#### Challenge
Leave out every picture, then transcribe the rest of the listing exactly.

Begin Data segment

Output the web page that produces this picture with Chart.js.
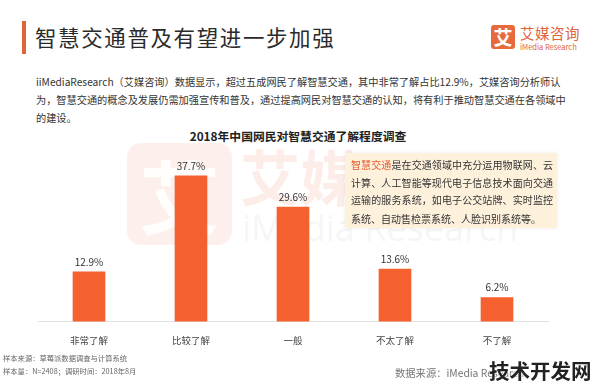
<!DOCTYPE html>
<html>
<head>
<meta charset="utf-8">
<script src="https://cdn.jsdelivr.net/npm/chart.js@4/dist/chart.umd.min.js"></script>
<style>
  html, body { margin: 0; padding: 0; background: #fff; }
  body { width: 596px; height: 386px; position: relative; overflow: hidden;
         font-family: "Noto Sans CJK SC", "Noto Sans", sans-serif; color: #333; }
  .abs { position: absolute; white-space: nowrap; }
  #titleBar { left: 22px; top: 21px; width: 4px; height: 33px; background: #e0643a; }
  #title { left: 35px; top: 22px; font-size: 21.5px; line-height: 30px; color: #2b2b2b; letter-spacing: 1.6px; }
  #logoBox { left: 491px; top: 25px; width: 24px; height: 24px; background: #e86a3c; border-radius: 3px;
             color: #fff; font-size: 19px; line-height: 24px; text-align: center; font-weight: bold; }
  #logoCn { left: 520px; top: 24px; font-size: 14.5px; line-height: 18px; color: #e0643a; letter-spacing: 0.5px; }
  #logoEn { left: 520px; top: 42px; font-size: 7.5px; line-height: 9px; color: #e0643a; }
  .para { left: 36px; font-size: 10.2px; line-height: 14px; color: #333; text-align: justify; text-align-last: justify; }
  #chartTitle { left: 0; width: 596px; top: 127px; text-align: center; font-size: 11.8px; font-weight: bold; color: #222; }
  #wmBox { left: 127px; top: 143px; width: 105px; height: 102px; border-radius: 14px; background: rgba(238, 110, 70, 0.10);
           color: rgba(255, 255, 255, 0.9); font-size: 80px; line-height: 100px; text-align: center; font-weight: bold; }
  #wmCn { left: 240px; top: 140px; font-size: 60px; line-height: 70px; color: rgba(238, 110, 70, 0.12); font-weight: bold; }
  #wmEn { left: 242px; top: 208px; font-size: 36px; line-height: 40px; color: rgba(200, 200, 200, 0.18); font-family: "Open Sans", sans-serif; }
  #note { left: 345px; top: 153px; width: 212px; height: 75px; background: #fdf1dc; box-shadow: 0 0 4px rgba(0,0,0,0.08); }
  .noteLine { left: 351px; width: 202px; font-size: 10px; line-height: 14px; color: #333; text-align: justify; text-align-last: justify; }
  .noteLine b { font-weight: normal; color: #e8582c; }
  #chartWrap { left: 0; top: 143px; width: 596px; height: 216px; }
  .foot { left: 3px; font-size: 7.3px; line-height: 10px; color: #666; }
  #source { left: 395px; top: 366px; font-size: 10.3px; line-height: 14px; color: #777; }
  #stamp { left: 489px; top: 356px; font-size: 20.5px; line-height: 28px; font-weight: bold; color: #222;
           text-shadow: 0 0 2px #fff, 0 0 2px #fff; }
</style>
</head>
<body>
<div class="abs" id="titleBar"></div>
<div class="abs" id="title">智慧交通普及有望进一步加强</div>
<div class="abs" id="logoBox">艾</div>
<div class="abs" id="logoCn">艾媒咨询</div>
<div class="abs" id="logoEn">iMedia Research</div>

<div class="abs para" style="top:75px; width:507px">iiMediaResearch（艾媒咨询）数据显示，超过五成网民了解智慧交通，其中非常了解占比12.9%，艾媒咨询分析师认</div>
<div class="abs para" style="top:93px; width:514px">为，智慧交通的概念及发展仍需加强宣传和普及，通过提高网民对智慧交通的认知，将有利于推动智慧交通在各领域中</div>
<div class="abs para" style="top:111px; text-align-last:auto">的建设。</div>
<div class="abs" id="chartTitle">2018年中国网民对智慧交通了解程度调查</div>

<div class="abs" id="wmBox">艾</div>
<div class="abs" id="wmCn">艾媒</div>
<div class="abs" id="wmEn">iMedia Research</div>

<div class="abs" id="chartWrap"><canvas id="barChart" width="596" height="216"></canvas></div>

<div class="abs" id="note"></div>
<div class="abs noteLine" style="top:158px"><b>智慧交通</b>是在交通领域中充分运用物联网、云</div>
<div class="abs noteLine" style="top:176px">计算、人工智能等现代电子信息技术面向交通</div>
<div class="abs noteLine" style="top:193px">运输的服务系统，如电子公交站牌、实时监控</div>
<div class="abs noteLine" style="top:212px; width:auto; text-align-last:auto">系统、自动售检票系统、人脸识别系统等。</div>

<div class="abs foot" style="top:353px">样本来源：草莓派数据调查与计算系统</div>
<div class="abs foot" style="top:366px">样本量：N=2408；调研时间：2018年8月</div>
<div class="abs" id="source">数据来源：iMedia Research</div>
<div class="abs" id="stamp">技术开发网</div>

<script>
const categories = ['非常了解', '比较了解', '一般', '不太了解', '不了解'];
const shares = [12.9, 37.7, 29.6, 13.6, 6.2];
const axisMax = 40;

const barColor = '#f4612f';

// value labels above each bar
const valueLabels = {
    id: 'valueLabels',
    afterDatasetsDraw(chart) {
        const ctx = chart.ctx;
        const meta = chart.getDatasetMeta(0);
        ctx.save();
        ctx.font = '10px "Noto Sans CJK SC", "Noto Sans", sans-serif';
        ctx.fillStyle = '#333';
        ctx.textAlign = 'center';
        ctx.textBaseline = 'bottom';
        meta.data.forEach((bar, i) => {
            ctx.fillText(shares[i].toFixed(1) + '%', bar.x, bar.y - 5);
        });
        ctx.restore();
    }
};

const canvas = document.getElementById('barChart');
new Chart(canvas, {
    type: 'bar',
    data: {
        labels: categories,
        datasets: [{
            data: shares,
            backgroundColor: barColor,
            borderWidth: 0,
            barThickness: 32
        }]
    },
    options: {
        responsive: false,
        animation: false,
        layout: { padding: { left: 38, right: 48, top: 24, bottom: 0 } },
        plugins: {
            legend: { display: false },
            tooltip: { enabled: false }
        },
        scales: {
            x: {
                grid: { display: false, drawTicks: false },
                border: { display: true, color: '#e2e2e2', width: 1 },
                ticks: {
                    padding: 13,
                    color: '#444',
                    font: { size: 9.5, family: '"Noto Sans CJK SC", sans-serif' }
                }
            },
            y: {
                display: false,
                min: 0,
                max: axisMax
            }
        }
    },
    plugins: [valueLabels]
});
</script>
</body>
</html>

End Data segment

#### Correct result
Output the web page that produces this picture with Chart.js.
<!DOCTYPE html>
<html>
<head>
<meta charset="utf-8">
<script src="https://cdn.jsdelivr.net/npm/chart.js@4/dist/chart.umd.min.js"></script>
<style>
  html, body { margin: 0; padding: 0; background: #fff; }
  body { width: 596px; height: 386px; position: relative; overflow: hidden;
         font-family: "Noto Sans CJK SC", "Noto Sans", sans-serif; color: #333; }
  .abs { position: absolute; white-space: nowrap; }
  #titleBar { left: 22px; top: 21px; width: 4px; height: 33px; background: #e0643a; }
  #title { left: 35px; top: 22px; font-size: 21.5px; line-height: 30px; color: #2b2b2b; letter-spacing: 1.6px; }
  #logoBox { left: 491px; top: 25px; width: 24px; height: 24px; background: #e86a3c; border-radius: 3px;
             color: #fff; font-size: 19px; line-height: 24px; text-align: center; font-weight: bold; }
  #logoCn { left: 520px; top: 24px; font-size: 14.5px; line-height: 18px; color: #e0643a; letter-spacing: 0.5px; }
  #logoEn { left: 520px; top: 42px; font-size: 7.5px; line-height: 9px; color: #e0643a; }
  .para { left: 36px; font-size: 10.2px; line-height: 14px; color: #333; text-align: justify; text-align-last: justify; }
  #chartTitle { left: 0; width: 596px; top: 127px; text-align: center; font-size: 11.8px; font-weight: bold; color: #222; }
  #wmBox { left: 127px; top: 143px; width: 105px; height: 102px; border-radius: 14px; background: rgba(238, 110, 70, 0.10);
           color: rgba(255, 255, 255, 0.9); font-size: 80px; line-height: 100px; text-align: center; font-weight: bold; }
  #wmCn { left: 240px; top: 140px; font-size: 60px; line-height: 70px; color: rgba(238, 110, 70, 0.12); font-weight: bold; }
  #wmEn { left: 242px; top: 208px; font-size: 36px; line-height: 40px; color: rgba(200, 200, 200, 0.18); font-family: "Open Sans", sans-serif; }
  #note { left: 345px; top: 153px; width: 212px; height: 75px; background: #fdf1dc; box-shadow: 0 0 4px rgba(0,0,0,0.08); }
  .noteLine { left: 351px; width: 202px; font-size: 10px; line-height: 14px; color: #333; text-align: justify; text-align-last: justify; }
  .noteLine b { font-weight: normal; color: #e8582c; }
  #chartWrap { left: 0; top: 143px; width: 596px; height: 216px; }
  .foot { left: 3px; font-size: 7.3px; line-height: 10px; color: #666; }
  #source { left: 395px; top: 366px; font-size: 10.3px; line-height: 14px; color: #777; }
  #stamp { left: 489px; top: 356px; font-size: 20.5px; line-height: 28px; font-weight: bold; color: #222;
           text-shadow: 0 0 2px #fff, 0 0 2px #fff; }
</style>
</head>
<body>
<div class="abs" id="titleBar"></div>
<div class="abs" id="title">智慧交通普及有望进一步加强</div>
<div class="abs" id="logoBox">艾</div>
<div class="abs" id="logoCn">艾媒咨询</div>
<div class="abs" id="logoEn">iMedia Research</div>

<div class="abs para" style="top:75px; width:507px">iiMediaResearch（艾媒咨询）数据显示，超过五成网民了解智慧交通，其中非常了解占比12.9%，艾媒咨询分析师认</div>
<div class="abs para" style="top:93px; width:514px">为，智慧交通的概念及发展仍需加强宣传和普及，通过提高网民对智慧交通的认知，将有利于推动智慧交通在各领域中</div>
<div class="abs para" style="top:111px; text-align-last:auto">的建设。</div>
<div class="abs" id="chartTitle">2018年中国网民对智慧交通了解程度调查</div>

<div class="abs" id="wmBox">艾</div>
<div class="abs" id="wmCn">艾媒</div>
<div class="abs" id="wmEn">iMedia Research</div>

<div class="abs" id="chartWrap"><canvas id="barChart" width="596" height="216"></canvas></div>

<div class="abs" id="note"></div>
<div class="abs noteLine" style="top:158px"><b>智慧交通</b>是在交通领域中充分运用物联网、云</div>
<div class="abs noteLine" style="top:176px">计算、人工智能等现代电子信息技术面向交通</div>
<div class="abs noteLine" style="top:193px">运输的服务系统，如电子公交站牌、实时监控</div>
<div class="abs noteLine" style="top:212px; width:auto; text-align-last:auto">系统、自动售检票系统、人脸识别系统等。</div>

<div class="abs foot" style="top:353px">样本来源：草莓派数据调查与计算系统</div>
<div class="abs foot" style="top:366px">样本量：N=2408；调研时间：2018年8月</div>
<div class="abs" id="source">数据来源：iMedia Research</div>
<div class="abs" id="stamp">技术开发网</div>

<script>
const categories = ['非常了解', '比较了解', '一般', '不太了解', '不了解'];
const shares = [12.9, 37.7, 29.6, 13.6, 6.2];
const axisMax = 40;

const barColor = '#f4612f';

// value labels above each bar
const valueLabels = {
    id: 'valueLabels',
    afterDatasetsDraw(chart) {
        const ctx = chart.ctx;
        const meta = chart.getDatasetMeta(0);
        ctx.save();
        ctx.font = '10px "Noto Sans CJK SC", "Noto Sans", sans-serif';
        ctx.fillStyle = '#333';
        ctx.textAlign = 'center';
        ctx.textBaseline = 'bottom';
        meta.data.forEach((bar, i) => {
            ctx.fillText(shares[i].toFixed(1) + '%', bar.x, bar.y - 5);
        });
        ctx.restore();
    }
};

const canvas = document.getElementById('barChart');
new Chart(canvas, {
    type: 'bar',
    data: {
        labels: categories,
        datasets: [{
            data: shares,
            backgroundColor: barColor,
            borderWidth: 0,
            barThickness: 32
        }]
    },
    options: {
        responsive: false,
        animation: false,
        layout: { padding: { left: 38, right: 48, top: 24, bottom: 0 } },
        plugins: {
            legend: { display: false },
            tooltip: { enabled: false }
        },
        scales: {
            x: {
                grid: { display: false, drawTicks: false },
                border: { display: true, color: '#e2e2e2', width: 1 },
                ticks: {
                    padding: 13,
                    color: '#444',
                    font: { size: 9.5, family: '"Noto Sans CJK SC", sans-serif' }
                }
            },
            y: {
                display: false,
                min: 0,
                max: axisMax
            }
        }
    },
    plugins: [valueLabels]
});
</script>
</body>
</html>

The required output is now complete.